Come cambiare? Semplicemente cambiando classe dirigente. Altre soluzioni non ne vedo, ad essere sinceri. Una classe dirigente gerontocratica e relazionale ci ha portato qui. Ha ovviamente allevato una pletora di giovani cooptati, vttime e carnefici loro medesimi della stessa forma mentis. Ma -fortunatamente- questi giovani non rappresentano la maggioranza della loro generazione.

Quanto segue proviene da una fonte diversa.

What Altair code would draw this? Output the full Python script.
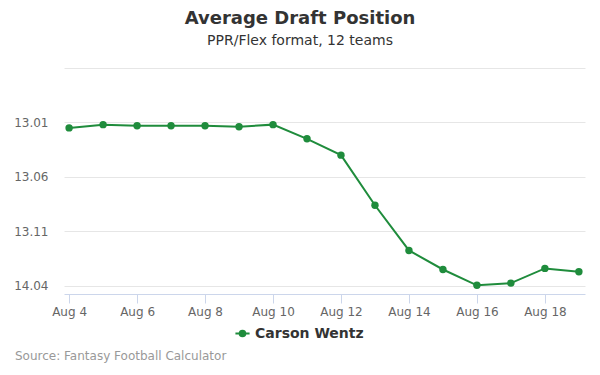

La maggioranza è questa: “Giovani generazioni in grado di imprimere il cambio di passo, non fosse altro per la loro ben maggiore dimestichezza con le nuove tecnologie dell’informazione e della comunicazione. Il gap di produttività dell’economia italiana può essere colmato solo riducendo il “digital divide”, che soffriamo verso i Paesi concorrenti. I giovani italiani debbono essere protagonisti di questa accelerazione. Ma i giovani italiani sono, al momento, quelli che meno partecipano alla ripresa dell’economia europea” (di Giovanni Ajassa, Responsabile Servizio Studi Bnl – lettera ad “Affari & Finanza”). Ajassa precisa: in Italia lavora solo un giovane su cinque. In Spagna uno su quattro. In Francia uno su tre. In Germania quasi uno su due.

Secondo voi, quale tra questi Paesi ha più probabilità di affondare, modello Titanic? E secondo voi, perché tanti giovani italiani stanno abbandonando la nave che cola a picco, rifugiandosi all’estero?